YOUR GOAL. Restate all the material verbatim, except for the pictures.

SUPPLIED MATERIAL.
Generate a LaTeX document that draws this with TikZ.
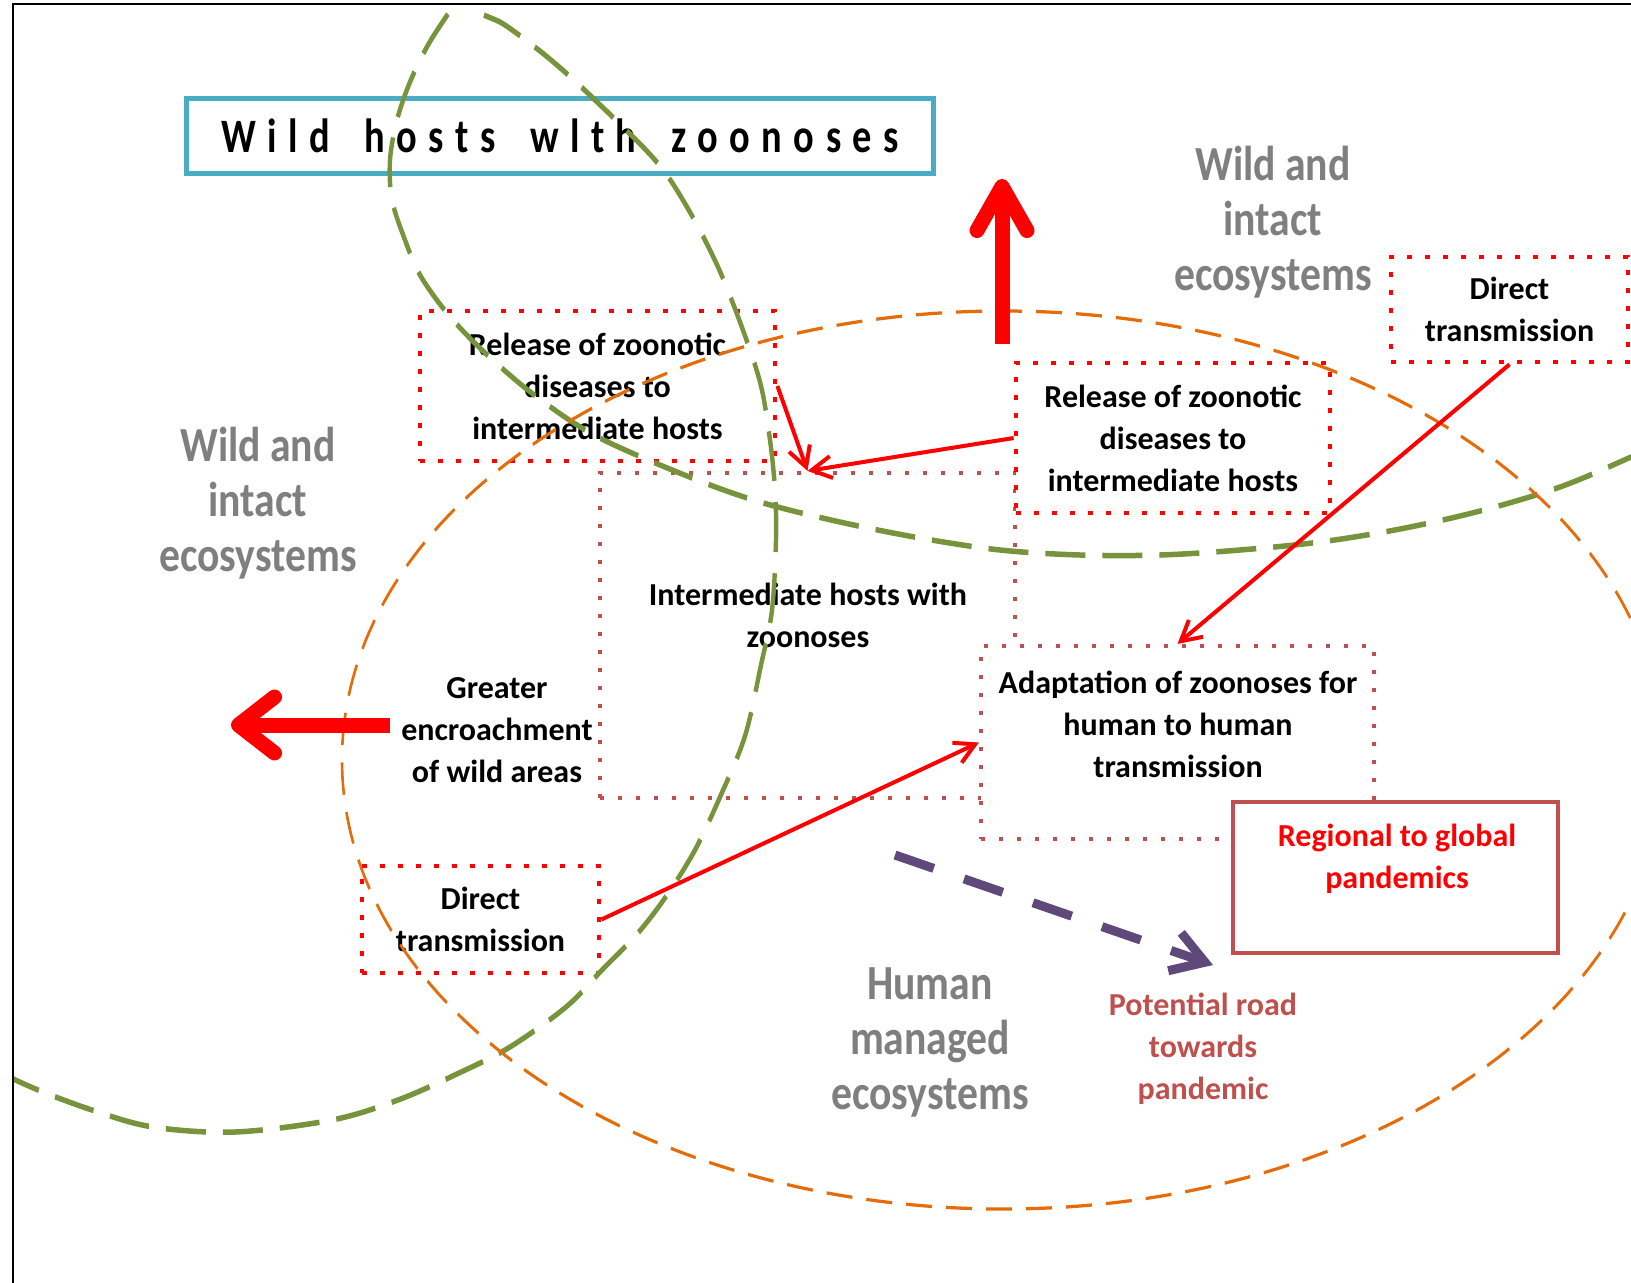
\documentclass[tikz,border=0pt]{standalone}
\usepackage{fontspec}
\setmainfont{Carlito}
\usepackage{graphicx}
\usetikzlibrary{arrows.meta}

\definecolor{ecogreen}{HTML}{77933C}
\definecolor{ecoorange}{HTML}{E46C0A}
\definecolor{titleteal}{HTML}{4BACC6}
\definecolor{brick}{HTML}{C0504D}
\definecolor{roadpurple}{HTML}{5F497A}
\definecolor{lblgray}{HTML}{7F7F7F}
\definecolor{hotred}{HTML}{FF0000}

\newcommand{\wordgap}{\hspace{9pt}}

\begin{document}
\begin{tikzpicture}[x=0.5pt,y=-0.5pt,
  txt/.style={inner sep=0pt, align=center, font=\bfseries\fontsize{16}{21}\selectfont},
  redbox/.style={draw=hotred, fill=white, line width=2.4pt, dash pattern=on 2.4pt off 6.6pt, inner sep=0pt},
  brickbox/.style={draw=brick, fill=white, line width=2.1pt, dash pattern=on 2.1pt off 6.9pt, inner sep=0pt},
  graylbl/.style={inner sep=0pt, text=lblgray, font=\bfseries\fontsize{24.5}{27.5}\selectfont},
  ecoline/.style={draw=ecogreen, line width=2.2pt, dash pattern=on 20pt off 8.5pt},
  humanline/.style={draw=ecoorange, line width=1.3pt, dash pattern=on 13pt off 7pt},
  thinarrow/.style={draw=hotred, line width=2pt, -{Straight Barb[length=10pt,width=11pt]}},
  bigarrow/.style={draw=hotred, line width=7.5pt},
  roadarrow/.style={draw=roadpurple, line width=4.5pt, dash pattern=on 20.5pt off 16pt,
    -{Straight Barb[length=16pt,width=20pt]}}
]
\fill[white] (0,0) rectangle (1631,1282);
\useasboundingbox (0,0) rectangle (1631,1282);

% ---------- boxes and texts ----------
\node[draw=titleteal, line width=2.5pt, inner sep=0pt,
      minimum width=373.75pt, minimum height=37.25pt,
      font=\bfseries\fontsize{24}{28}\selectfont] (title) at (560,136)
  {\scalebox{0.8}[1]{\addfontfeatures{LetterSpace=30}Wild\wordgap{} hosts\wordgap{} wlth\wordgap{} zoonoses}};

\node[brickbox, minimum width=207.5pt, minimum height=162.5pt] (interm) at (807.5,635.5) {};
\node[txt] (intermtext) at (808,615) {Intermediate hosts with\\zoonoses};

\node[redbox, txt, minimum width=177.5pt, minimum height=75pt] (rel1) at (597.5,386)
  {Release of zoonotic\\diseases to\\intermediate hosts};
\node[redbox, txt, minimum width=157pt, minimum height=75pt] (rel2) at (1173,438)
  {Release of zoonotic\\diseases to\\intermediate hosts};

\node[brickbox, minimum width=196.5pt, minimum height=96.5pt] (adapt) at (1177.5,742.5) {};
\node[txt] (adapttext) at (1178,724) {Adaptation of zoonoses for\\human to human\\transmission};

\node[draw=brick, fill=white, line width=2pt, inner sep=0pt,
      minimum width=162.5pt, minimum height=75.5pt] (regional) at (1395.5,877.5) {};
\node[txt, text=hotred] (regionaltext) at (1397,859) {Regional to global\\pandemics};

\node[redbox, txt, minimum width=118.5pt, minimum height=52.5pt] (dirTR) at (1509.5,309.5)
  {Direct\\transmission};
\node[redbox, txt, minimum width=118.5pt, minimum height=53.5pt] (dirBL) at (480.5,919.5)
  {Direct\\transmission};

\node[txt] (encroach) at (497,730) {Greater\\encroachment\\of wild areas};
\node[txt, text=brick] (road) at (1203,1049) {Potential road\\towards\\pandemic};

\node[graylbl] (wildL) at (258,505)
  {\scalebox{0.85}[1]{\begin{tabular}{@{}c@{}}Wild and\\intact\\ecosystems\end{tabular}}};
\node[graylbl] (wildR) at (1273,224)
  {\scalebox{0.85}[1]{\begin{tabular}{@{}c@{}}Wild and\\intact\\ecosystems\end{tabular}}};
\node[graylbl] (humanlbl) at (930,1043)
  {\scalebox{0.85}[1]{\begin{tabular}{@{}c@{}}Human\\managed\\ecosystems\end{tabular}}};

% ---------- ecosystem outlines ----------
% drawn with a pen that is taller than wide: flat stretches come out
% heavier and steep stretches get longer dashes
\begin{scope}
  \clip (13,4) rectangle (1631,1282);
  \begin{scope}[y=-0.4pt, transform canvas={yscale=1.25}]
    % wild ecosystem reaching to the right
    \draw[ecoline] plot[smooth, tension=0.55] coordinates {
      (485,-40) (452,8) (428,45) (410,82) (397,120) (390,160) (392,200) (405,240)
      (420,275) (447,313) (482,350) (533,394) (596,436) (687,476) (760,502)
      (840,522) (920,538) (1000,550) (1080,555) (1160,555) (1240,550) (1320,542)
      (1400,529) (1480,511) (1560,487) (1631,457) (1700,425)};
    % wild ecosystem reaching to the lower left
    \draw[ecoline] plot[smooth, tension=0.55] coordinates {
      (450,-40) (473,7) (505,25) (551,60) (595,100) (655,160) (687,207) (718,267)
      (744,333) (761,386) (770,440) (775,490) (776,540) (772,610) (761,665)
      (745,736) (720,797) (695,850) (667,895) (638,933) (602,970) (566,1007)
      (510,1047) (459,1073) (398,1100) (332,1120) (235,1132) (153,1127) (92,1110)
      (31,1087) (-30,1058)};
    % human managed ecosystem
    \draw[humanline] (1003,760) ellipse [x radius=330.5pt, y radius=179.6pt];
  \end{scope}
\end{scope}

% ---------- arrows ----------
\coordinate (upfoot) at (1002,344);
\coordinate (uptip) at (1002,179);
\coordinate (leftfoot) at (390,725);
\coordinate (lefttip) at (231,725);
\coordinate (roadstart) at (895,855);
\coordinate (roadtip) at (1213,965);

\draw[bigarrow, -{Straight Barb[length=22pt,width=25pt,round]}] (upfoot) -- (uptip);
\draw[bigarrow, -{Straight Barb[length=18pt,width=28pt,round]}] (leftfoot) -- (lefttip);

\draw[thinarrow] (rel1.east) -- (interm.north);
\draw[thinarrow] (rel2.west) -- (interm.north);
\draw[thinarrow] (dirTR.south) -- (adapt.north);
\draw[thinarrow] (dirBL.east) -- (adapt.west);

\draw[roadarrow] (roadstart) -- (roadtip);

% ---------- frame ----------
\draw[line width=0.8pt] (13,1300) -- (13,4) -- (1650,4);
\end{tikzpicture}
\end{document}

ANSWER TO THIS TASK.
Generate a LaTeX document that draws this with TikZ.
\documentclass[tikz,border=0pt]{standalone}
\usepackage{fontspec}
\setmainfont{Carlito}
\usepackage{graphicx}
\usetikzlibrary{arrows.meta}

\definecolor{ecogreen}{HTML}{77933C}
\definecolor{ecoorange}{HTML}{E46C0A}
\definecolor{titleteal}{HTML}{4BACC6}
\definecolor{brick}{HTML}{C0504D}
\definecolor{roadpurple}{HTML}{5F497A}
\definecolor{lblgray}{HTML}{7F7F7F}
\definecolor{hotred}{HTML}{FF0000}

\newcommand{\wordgap}{\hspace{9pt}}

\begin{document}
\begin{tikzpicture}[x=0.5pt,y=-0.5pt,
  txt/.style={inner sep=0pt, align=center, font=\bfseries\fontsize{16}{21}\selectfont},
  redbox/.style={draw=hotred, fill=white, line width=2.4pt, dash pattern=on 2.4pt off 6.6pt, inner sep=0pt},
  brickbox/.style={draw=brick, fill=white, line width=2.1pt, dash pattern=on 2.1pt off 6.9pt, inner sep=0pt},
  graylbl/.style={inner sep=0pt, text=lblgray, font=\bfseries\fontsize{24.5}{27.5}\selectfont},
  ecoline/.style={draw=ecogreen, line width=2.2pt, dash pattern=on 20pt off 8.5pt},
  humanline/.style={draw=ecoorange, line width=1.3pt, dash pattern=on 13pt off 7pt},
  thinarrow/.style={draw=hotred, line width=2pt, -{Straight Barb[length=10pt,width=11pt]}},
  bigarrow/.style={draw=hotred, line width=7.5pt},
  roadarrow/.style={draw=roadpurple, line width=4.5pt, dash pattern=on 20.5pt off 16pt,
    -{Straight Barb[length=16pt,width=20pt]}}
]
\fill[white] (0,0) rectangle (1631,1282);
\useasboundingbox (0,0) rectangle (1631,1282);

% ---------- boxes and texts ----------
\node[draw=titleteal, line width=2.5pt, inner sep=0pt,
      minimum width=373.75pt, minimum height=37.25pt,
      font=\bfseries\fontsize{24}{28}\selectfont] (title) at (560,136)
  {\scalebox{0.8}[1]{\addfontfeatures{LetterSpace=30}Wild\wordgap{} hosts\wordgap{} wlth\wordgap{} zoonoses}};

\node[brickbox, minimum width=207.5pt, minimum height=162.5pt] (interm) at (807.5,635.5) {};
\node[txt] (intermtext) at (808,615) {Intermediate hosts with\\zoonoses};

\node[redbox, txt, minimum width=177.5pt, minimum height=75pt] (rel1) at (597.5,386)
  {Release of zoonotic\\diseases to\\intermediate hosts};
\node[redbox, txt, minimum width=157pt, minimum height=75pt] (rel2) at (1173,438)
  {Release of zoonotic\\diseases to\\intermediate hosts};

\node[brickbox, minimum width=196.5pt, minimum height=96.5pt] (adapt) at (1177.5,742.5) {};
\node[txt] (adapttext) at (1178,724) {Adaptation of zoonoses for\\human to human\\transmission};

\node[draw=brick, fill=white, line width=2pt, inner sep=0pt,
      minimum width=162.5pt, minimum height=75.5pt] (regional) at (1395.5,877.5) {};
\node[txt, text=hotred] (regionaltext) at (1397,859) {Regional to global\\pandemics};

\node[redbox, txt, minimum width=118.5pt, minimum height=52.5pt] (dirTR) at (1509.5,309.5)
  {Direct\\transmission};
\node[redbox, txt, minimum width=118.5pt, minimum height=53.5pt] (dirBL) at (480.5,919.5)
  {Direct\\transmission};

\node[txt] (encroach) at (497,730) {Greater\\encroachment\\of wild areas};
\node[txt, text=brick] (road) at (1203,1049) {Potential road\\towards\\pandemic};

\node[graylbl] (wildL) at (258,505)
  {\scalebox{0.85}[1]{\begin{tabular}{@{}c@{}}Wild and\\intact\\ecosystems\end{tabular}}};
\node[graylbl] (wildR) at (1273,224)
  {\scalebox{0.85}[1]{\begin{tabular}{@{}c@{}}Wild and\\intact\\ecosystems\end{tabular}}};
\node[graylbl] (humanlbl) at (930,1043)
  {\scalebox{0.85}[1]{\begin{tabular}{@{}c@{}}Human\\managed\\ecosystems\end{tabular}}};

% ---------- ecosystem outlines ----------
% drawn with a pen that is taller than wide: flat stretches come out
% heavier and steep stretches get longer dashes
\begin{scope}
  \clip (13,4) rectangle (1631,1282);
  \begin{scope}[y=-0.4pt, transform canvas={yscale=1.25}]
    % wild ecosystem reaching to the right
    \draw[ecoline] plot[smooth, tension=0.55] coordinates {
      (485,-40) (452,8) (428,45) (410,82) (397,120) (390,160) (392,200) (405,240)
      (420,275) (447,313) (482,350) (533,394) (596,436) (687,476) (760,502)
      (840,522) (920,538) (1000,550) (1080,555) (1160,555) (1240,550) (1320,542)
      (1400,529) (1480,511) (1560,487) (1631,457) (1700,425)};
    % wild ecosystem reaching to the lower left
    \draw[ecoline] plot[smooth, tension=0.55] coordinates {
      (450,-40) (473,7) (505,25) (551,60) (595,100) (655,160) (687,207) (718,267)
      (744,333) (761,386) (770,440) (775,490) (776,540) (772,610) (761,665)
      (745,736) (720,797) (695,850) (667,895) (638,933) (602,970) (566,1007)
      (510,1047) (459,1073) (398,1100) (332,1120) (235,1132) (153,1127) (92,1110)
      (31,1087) (-30,1058)};
    % human managed ecosystem
    \draw[humanline] (1003,760) ellipse [x radius=330.5pt, y radius=179.6pt];
  \end{scope}
\end{scope}

% ---------- arrows ----------
\coordinate (upfoot) at (1002,344);
\coordinate (uptip) at (1002,179);
\coordinate (leftfoot) at (390,725);
\coordinate (lefttip) at (231,725);
\coordinate (roadstart) at (895,855);
\coordinate (roadtip) at (1213,965);

\draw[bigarrow, -{Straight Barb[length=22pt,width=25pt,round]}] (upfoot) -- (uptip);
\draw[bigarrow, -{Straight Barb[length=18pt,width=28pt,round]}] (leftfoot) -- (lefttip);

\draw[thinarrow] (rel1.east) -- (interm.north);
\draw[thinarrow] (rel2.west) -- (interm.north);
\draw[thinarrow] (dirTR.south) -- (adapt.north);
\draw[thinarrow] (dirBL.east) -- (adapt.west);

\draw[roadarrow] (roadstart) -- (roadtip);

% ---------- frame ----------
\draw[line width=0.8pt] (13,1300) -- (13,4) -- (1650,4);
\end{tikzpicture}
\end{document}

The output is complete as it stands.